Italian AM expands to US

Italian AM expands to US

Tuesday 19 November 2019 17:25 London/ 12.25 New York/ 01.25 (+ 1 day) Tokyo

Sector developments and company hires

Azimut expands

Italian asset manager Azimut has established a US-based operation named Azimut Alternative Capital Partners (AACP), with the purpose of investing in GP stakes of alternative managers specialised in the private markets space. Concurrently, it signed an investment and shareholder agreement with AACP’s new ceo Jeffry Brown to execute a 10-year business plan, which aims to build a leading private markets strategic permanent capital solutions provider and business operator. AACP’s focus is on the underserved segment of sub-US$3bn AUM alternative asset management businesses and it anticipates an investment of capital sufficient to achieve over US$7bn of pro-rata AUM, as well as the entrance of further key senior managers over time. Brown has over two decades of investing, due diligence and operating management experience in the alternatives asset management industry. He was previously an md at Dyal Capital Partners and, before that, worked at Bear Stearns Asset Management and Morgan Stanley Asset Management.

Credit firm bulks up

Monroe Capital has expanded its opportunistic private credit team with the addition of four new hires: Jason Starr, md, responsible for sourcing, underwriting, conducting due diligence, negotiating legal documents and managing opportunistic real estate credit investments, Darrick Ginkel, md, responsible for originating, analysing, evaluating and managing opportunistic private credit investments, Joseph Valickus director in the New York office, responsible for originating, evaluating, underwriting and managing opportunistic private credit and equity investments across multiple industries, including specialty finance, corporate loans, secondaries, and real estate and Chris Spanel, avp, in the Chicago office, is responsible for analysing, evaluating and managing opportunistic private credit investments across multiple industries, including specialty finance, corporate loans, secondaries, and real estate.

DFHL default

Moody's notes that the general operational practice among banks in the Indian ABS market to require the consent of the sponsor before cash reserves are released to trustees is credit negative, because it significantly increases the risk of immediate default for ABS deals upon the sponsor's default.

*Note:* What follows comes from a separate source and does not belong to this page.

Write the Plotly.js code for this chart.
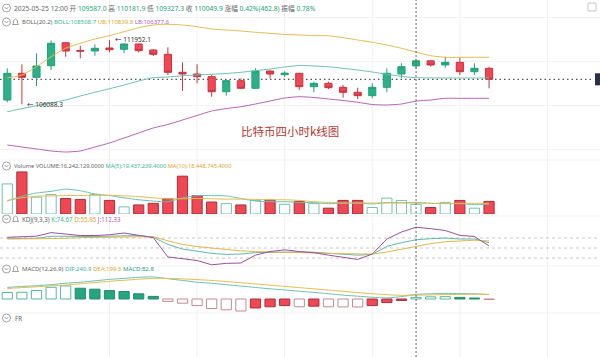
<!DOCTYPE html>
<html><head><meta charset="utf-8">
<script src="https://cdn.plot.ly/plotly-3.0.1.min.js"></script>
<style>html,body{margin:0;padding:0;background:#fff}#c{width:600px;height:357px}</style>
</head><body><div id="c"></div>
<script>
const times = ['2025-05-20 20:00','2025-05-21 00:00','2025-05-21 04:00','2025-05-21 08:00','2025-05-21 12:00','2025-05-21 16:00','2025-05-21 20:00',
'2025-05-22 00:00','2025-05-22 04:00','2025-05-22 08:00','2025-05-22 12:00','2025-05-22 16:00','2025-05-22 20:00',
'2025-05-23 00:00','2025-05-23 04:00','2025-05-23 08:00','2025-05-23 12:00','2025-05-23 16:00','2025-05-23 20:00',
'2025-05-24 00:00','2025-05-24 04:00','2025-05-24 08:00','2025-05-24 12:00','2025-05-24 16:00','2025-05-24 20:00',
'2025-05-25 00:00','2025-05-25 04:00','2025-05-25 08:00','2025-05-25 12:00','2025-05-25 16:00','2025-05-25 20:00',
'2025-05-26 00:00','2025-05-26 04:00','2025-05-26 08:00'];
const open  = [106481,108915,108551,109608,111706,111000,110949,111223,111104,111587,111040,110648,109007,108852,108606,107238,108241,107548,109125,108790,108915,107694,108004,107640,107183,106873,107640,108852,109587.0,110050,109672,109917,109061,109372];
const high  = [109372,109736,110739,111900,111750,111432,111560,111952.1,111650,111620,111131,111286,109919,109736,108761,108305,108460,109372,109200,109100,108950,108150,108150,107850,107602,108004,109372,109827,110181.9,110130,110429,110338,109827,109518];
const low   = [106271,106088.3,107757,109216,110429,110283,110520,110830,110740,110830,110493,108761,107301,108004,106782,106873,107484,107484,108460,108600,107400,107183,107484,106690,106572,106636,107183,108460,109327.3,109520,109426,108761,108761,107548];
const close = [108915,108551,109581,111651,110949,110940,111195,111068,111587,110976,110648,109007,108852,108606,107238,108241,107548,109125,108852,108930,107694,108004,107602,107183,106873,107640,108915,109518,110049.9,109672,109917,109061,109372,108368];
const bollUB = [108487,108761,109518,110430,111196,111652,112044,112345,112709,113074,113320,113384,113320,113165,112955,112864,112773,112655,112563,112454,112408,112345,112345,112162,111952,111743,111496,111196,110839.8,110521,110375,110375,110375,110375];
const bollMB = [105414,105688,105961,106207,106481,106846,107183,107511,107849,108214,108514,108578,108697,108761,108825,108897,109007,109153,109308,109490,109627,109581,109518,109372,109217,109034,108825,108640,108508.7,108500,108490,108490,108490,108490];
const bollLB = [102377,102195,102013,101830,101739,101830,102195,102560,103016,103472,103928,104247,104657,105068,105478,105706,105870,106116,106390,106663,106782,106709,106572,106435,106271,106071,106025,106116,106377.6,106481,106636,106636,106636,106636];
const volume = [50.35e6,70.38e6,28.15e6,32.48e6,25.99e6,24.36e6,32.48e6,22.74e6,11.91e6,15.16e6,17.87e6,25.45e6,63.34e6,30.86e6,20.03e6,17.32e6,15.16e6,22.74e6,23.28e6,16.24e6,21.11e6,17.32e6,9.75e6,22.74e6,22.74e6,10.83e6,26.53e6,22.74e6,16242129,10.83e6,19.49e6,22.74e6,9.75e6,21.11e6];
const volMA5 = [21.66e6,29.78e6,35.19e6,37.9e6,41.69e6,38.98e6,33.57e6,30.86e6,27.07e6,23.82e6,21.66e6,20.57e6,27.07e6,30.86e6,30.86e6,30.32e6,25.99e6,21.66e6,20.57e6,20.57e6,19.49e6,18.95e6,17.32e6,17.87e6,18.41e6,16.78e6,18.95e6,18.95e6,19437239.4,17.87e6,17.32e6,17.32e6,15.7e6,16.24e6];
const volMA10 = [22.74e6,27.07e6,29.78e6,30.32e6,30.86e6,30.86e6,31.4e6,31.4e6,30.32e6,29.24e6,27.07e6,25.45e6,25.45e6,25.99e6,25.45e6,24.9e6,24.9e6,24.36e6,23.82e6,23.82e6,22.74e6,20.57e6,19.49e6,18.41e6,18.41e6,18.41e6,18.41e6,18.41e6,18448745.4,17.87e6,17.87e6,17.87e6,17.87e6,17.87e6];
const kdjK = [78.9,78.9,78.9,85.4,84.3,83.2,84.3,85.4,87.5,87.5,82.1,60.7,46.8,39.3,33.9,30.7,31.8,36.1,37.1,39.3,38.2,37.1,33.9,31.8,28.6,30.7,55,66,74.67,78,80,77,77,66];
const kdjD = [76.8,76.8,76.8,77.9,78.9,81.1,82.1,82.1,83.2,84.3,84.3,71.4,60.7,54.3,50,44.6,41.4,39.3,37.1,37.1,36.1,36.1,33.9,32.9,31.8,31.8,38,47,55.85,63,68.8,71.5,73.3,70.9];
const kdjJ = [82.1,83.2,85.4,96.1,91.8,87.5,87.5,89.6,95,87.5,81.1,23.2,17.9,12.5,-0.4,3.9,5,28.6,39.3,44.6,39.3,36.1,28.6,23.2,15.7,31.8,77,98,112.33,108,102.4,88,84.4,56.2];
const macdDIF = [600,655,692,746,819,874,946,1019,1074,1128,1147,1056,965,874,819,746,673,600,528,473,400,346,273,200,146,91,60,125,240.9,270,290,280,270,230];
const macdDEA = [546,592,637,683,728,792,855,919,974,1028,1074,1069,1047,1010,965,910,846,783,719,655,592,528,464,400,330,275,225,190,199.5,213.6,228.9,239,245,242];
const macdHist = [340,350,440,610,680,560,510,440,390,270,135,-125,-218,-343,-498,-561,-624,-467,-405,-343,-405,-374,-405,-411,-417,-343,-187,-75,82.8,113,122,82,50,-24];
const hoverIdx = 28;

const W = 600, H = 357;
const P = x => x / W, Q = y => 1 - y / H;
const GREEN = '#26a57f', RED = '#ef4753';
const FONT = '"Noto Sans", "Noto Sans CJK SC", sans-serif';

const upVol = close.map((c, i) => c >= open[i]);
const histStyle = macdHist.map((v, i) => {
  const prev = i === 0 ? -Infinity : macdHist[i - 1];
  if (v >= 0) return v >= prev ? ['#ffffff', '#55b89a'] : [GREEN, '#1f8f6c'];
  return v < prev ? ['#ffffff', '#c48a8f'] : [RED, '#a8303a'];
});

const traces = [
  {type:'candlestick', x:times, open:open, high:high, low:low, close:close, xaxis:'x', yaxis:'y',
   increasing:{line:{color:'#22a07a', width:1}, fillcolor:'#2bb088'},
   decreasing:{line:{color:'#c8343f', width:1}, fillcolor:RED}, whiskerwidth:0, hoverinfo:'skip'},
  {type:'scatter', mode:'lines', x:times, y:bollUB, line:{color:'#e6bb55', width:1, shape:'spline', smoothing:0.6}, xaxis:'x', yaxis:'y'},
  {type:'scatter', mode:'lines', x:times, y:bollMB, line:{color:'#6cc2b0', width:1, shape:'spline', smoothing:0.6}, xaxis:'x', yaxis:'y'},
  {type:'scatter', mode:'lines', x:times, y:bollLB, line:{color:'#b862bd', width:1, shape:'spline', smoothing:0.6}, xaxis:'x', yaxis:'y'},
  {type:'bar', x:times, y:volume, width:0.7, xaxis:'x', yaxis:'y2',
   marker:{color:upVol.map(u => u ? '#ffffff' : RED), line:{color:upVol.map(u => u ? '#72c2aa' : '#a8303a'), width:1}}},
  {type:'scatter', mode:'lines', x:times, y:volMA5, line:{color:'#6cc2b0', width:1, shape:'spline', smoothing:0.6}, xaxis:'x', yaxis:'y2'},
  {type:'scatter', mode:'lines', x:times, y:volMA10, line:{color:'#e6bb55', width:1, shape:'spline', smoothing:0.6}, xaxis:'x', yaxis:'y2'},
  {type:'scatter', mode:'lines', x:times, y:kdjK, line:{color:'#5fb9a8', width:1}, xaxis:'x', yaxis:'y3'},
  {type:'scatter', mode:'lines', x:times, y:kdjD, line:{color:'#e2b651', width:1}, xaxis:'x', yaxis:'y3'},
  {type:'scatter', mode:'lines', x:times, y:kdjJ, line:{color:'#9c4f9f', width:1}, xaxis:'x', yaxis:'y3'},
  {type:'bar', x:times, y:macdHist, width:0.7, xaxis:'x', yaxis:'y4',
   marker:{color:histStyle.map(s => s[0]), line:{color:histStyle.map(s => s[1]), width:1}}},
  {type:'scatter', mode:'lines', x:times, y:macdDIF, line:{color:'#6cc2b0', width:1, shape:'spline', smoothing:0.6}, xaxis:'x', yaxis:'y4'},
  {type:'scatter', mode:'lines', x:times, y:macdDEA, line:{color:'#e6bb55', width:1, shape:'spline', smoothing:0.6}, xaxis:'x', yaxis:'y4'}
];

const hideAx = {showticklabels:false, zeroline:false, showline:false, showgrid:false, fixedrange:true};
const shapes = [];
const annotations = [];

[7, 13, 19, 25, 31, 37].forEach(v => shapes.push({type:'line', xref:'x', yref:'paper', x0:v, x1:v, y0:0, y1:1, line:{color:'#f1f1f1', width:1}, layer:'below'}));
[160, 216, 266, 313].forEach(y => shapes.push({type:'line', xref:'paper', yref:'paper', x0:0, x1:1, y0:Q(y), y1:Q(y), line:{color:'#f3f3f3', width:1}, layer:'below'}));
[80, 50, 20].forEach(v => shapes.push({type:'line', xref:'paper', yref:'y3', x0:0, x1:1, y0:v, y1:v, line:{color:'#c8c8c8', width:1, dash:'3px,3px'}, layer:'below'}));
const lastClose = close[close.length - 1];
shapes.push({type:'line', xref:'paper', yref:'y', x0:0, x1:P(594), y0:lastClose, y1:lastClose, line:{color:'#555', width:1.2, dash:'1.5px,3px'}, layer:'below'});
shapes.push({type:'rect', xref:'paper', yref:'y', x0:P(595), x1:1, y0:lastClose - 550, y1:lastClose + 550, fillcolor:'#2b3247', line:{width:0}});
shapes.push({type:'line', xref:'x', yref:'paper', x0:hoverIdx, x1:hoverIdx, y0:0, y1:1, line:{color:'#666', width:1, dash:'2px,2px'}});
shapes.push({type:'rect', xref:'paper', yref:'paper', x0:P(588), x1:P(596), y0:Q(11), y1:Q(3), line:{color:'#bbb', width:0.8}});

function icon(y, bell) {
  shapes.push({type:'circle', xref:'paper', yref:'paper', x0:P(2.5), x1:P(10.5), y0:Q(y+4), y1:Q(y-4), line:{color:'#8a8a8a', width:0.8}});
  shapes.push({type:'path', xref:'paper', yref:'paper', path:`M${P(4.6)},${Q(y-1)} L${P(6.5)},${Q(y+1)} L${P(8.4)},${Q(y-1)}`, line:{color:'#8a8a8a', width:0.8}});
  if (bell) {
    shapes.push({type:'path', xref:'paper', yref:'paper',
      path:`M${P(12.5)},${Q(y+2.5)} L${P(13.5)},${Q(y+1)} L${P(13.5)},${Q(y-1.5)} Q${P(15.5)},${Q(y-4.5)} ${P(17.5)},${Q(y-1.5)} L${P(17.5)},${Q(y+1)} L${P(18.5)},${Q(y+2.5)} Z`,
      line:{color:'#8a8a8a', width:0.8}});
  }
}
function hdr(x, y, html, size) {
  annotations.push({xref:'paper', yref:'paper', x:P(x), y:Q(y), xanchor:'left', yanchor:'middle', showarrow:false,
    text:html, font:{family:FONT, size:size || 6.2, color:'#666'}});
}
const g = '#666', te = '#22a27c', tc = '#3db39a', yl = '#e0a52c', pu = '#b25cb8';
const s = (c, t) => `<span style="color:${c}">${t}</span>`;

icon(8, false);
hdr(12, 8, s(g,'2025-05-25 12:00 开 ') + s(te,'109587.0') + s(g,' 高 ') + s(te,'110181.9') + s(g,' 低 ') + s(te,'109327.3') + s(g,' 收 ') + s(te,'110049.9') + s(g,' 涨幅 ') + s(te,'0.42%(462.8)') + s(g,' 振幅 ') + s(te,'0.78%'), 6.7);
icon(22, true);
hdr(20, 22, s(g,'BOLL(20,2)') + ' ' + s(tc,'BOLL:108508.7') + ' ' + s(yl,'UB:110839.8') + ' ' + s(pu,'LB:106377.6'), 6.0);
icon(166, false);
hdr(12, 166, s(g,'Volume VOLUME:16,242,129.0000') + ' ' + s(tc,'MA(5):19,437,239.4000') + ' ' + s(yl,'MA(10):18,448,745.4000'), 5.7);
icon(219, true);
hdr(20, 219, s(g,'KDJ(9,3,3)') + ' ' + s(tc,'K:74.67') + ' ' + s(yl,'D:55.85') + ' ' + s(pu,'J:112.33'), 6.2);
icon(269, true);
hdr(20, 269, s(g,'MACD(12,26,9)') + ' ' + s(tc,'DIF:240.9') + ' ' + s(yl,'DEA:199.5') + ' ' + s(te,'MACD:82.8'), 6.0);
icon(318, false);
hdr(13, 318, s(g,'FR'));

const hiIdx = high.indexOf(Math.max(...high));
const loIdx = low.indexOf(Math.min(...low));
annotations.push({xref:'x', yref:'y', x:hiIdx, y:high[hiIdx], xanchor:'left', yanchor:'middle', xshift:4, yshift:1, showarrow:false,
  text:'← ' + high[hiIdx].toFixed(1), font:{family:FONT, size:6.5, color:'#333'}});
annotations.push({xref:'x', yref:'y', x:loIdx, y:low[loIdx], xanchor:'left', yanchor:'middle', xshift:3, showarrow:false,
  text:'← ' + low[loIdx].toFixed(1), font:{family:FONT, size:6.5, color:'#333'}});
annotations.push({xref:'paper', yref:'paper', x:P(290), y:Q(131), xanchor:'center', yanchor:'middle', showarrow:false,
  text:'比特币四小时k线图', font:{family:'"Noto Sans CJK SC", sans-serif', size:11.5, color:'#b23a30'}});

const layout = {
  width:W, height:H, margin:{l:0, r:0, t:0, b:0}, paper_bgcolor:'#fff', plot_bgcolor:'rgba(0,0,0,0)',
  showlegend:false, bargap:0.3, hovermode:false,
  xaxis:Object.assign({}, hideAx, {type:'category', range:[-0.5, 40.6], rangeslider:{visible:false}, domain:[0,1]}),
  yaxis:Object.assign({}, hideAx, {domain:[Q(157), 1], range:[101283, 115600], showgrid:true, gridcolor:'#f3f3f3', tickvals:[102000,106000,110000,114000]}),
  yaxis2:Object.assign({}, hideAx, {domain:[Q(214), Q(168)], range:[0, 77e6], anchor:'x'}),
  yaxis3:Object.assign({}, hideAx, {domain:[Q(270), Q(222)], range:[-16, 128], anchor:'x'}),
  yaxis4:Object.assign({}, hideAx, {domain:[Q(316), Q(274)], range:[-884, 1300], anchor:'x'}),
  shapes:shapes, annotations:annotations
};
Plotly.newPlot('c', traces, layout, {staticPlot:true, displayModeBar:false});
</script></body></html>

A number of Indian RMBS issued by Dewan Housing Finance Limited (DFHL) defaulted last month because the cash collateral bank required DHFL's consent before it could release cash to the trustee. As the sponsor did not provide the consent, the trustee could not access cash reserves in time to make payments to investors. Following the DHFL default, sponsors and trustees have been working with cash collateral banks to provide the trustee unhindered access to cash reserves, which are held in trust for the securitisations. The lien over the bank accounts holding the cash reserves is also in favour of the trustees.

Fallback language adopted

Fannie Mae and Freddie Mac has announced that they will use the ARRC’s recommended fallback language for new USD denominated closed-end, residential adjustable-rate mortgages (ARMs) and plan to publish updates to their uniform ARM notes in the first quarter of 2020. Simultaneously, the ARRC has released recommended contractual fallback language for new USD denominated closed-end, residential adjustable-rate mortgages (ARMs). These provisions are for market participants’ voluntary use in new residential ARMs that reference USD LIBOR, and were developed with the goal of reducing the risk of serious market disruption in the event that LIBOR is no longer available. The recommendations provide clear language that would replace USD LIBOR with a spread-adjusted index based on SOFR which had been recommended by the ARRC for consumer products.

Mortgage ILS priced

Genworth has priced its first mortgage ILS – Triangle Re or TMIR 2019-1. The deal’s $135m 1.6 year wal M1 notes printed at plus 190bp; the $151m, 3.8 year M2s at plus290bp and $17m 5.2 year B1s at plus 415bp. This means that all six major US mortgage insurers have now entered the credit risk transfer market via securitisation structures.

RFC on interest rule

The FDIC and OCC are soliciting comments on a proposed rule to clarify that when a national bank or savings association sells, assigns or otherwise transfers a loan, interest permissible prior to the transfer continues to be permissible following the transfer. This proposal aims to address confusion about the effect of a transfer on a loan’s valid interest rate, including confusion resulting from the recent Madden versus Midland Funding decision by the US Court of Appeals for the Second Circuit. Comments will be accepted for 60 days after publication in the Federal Register.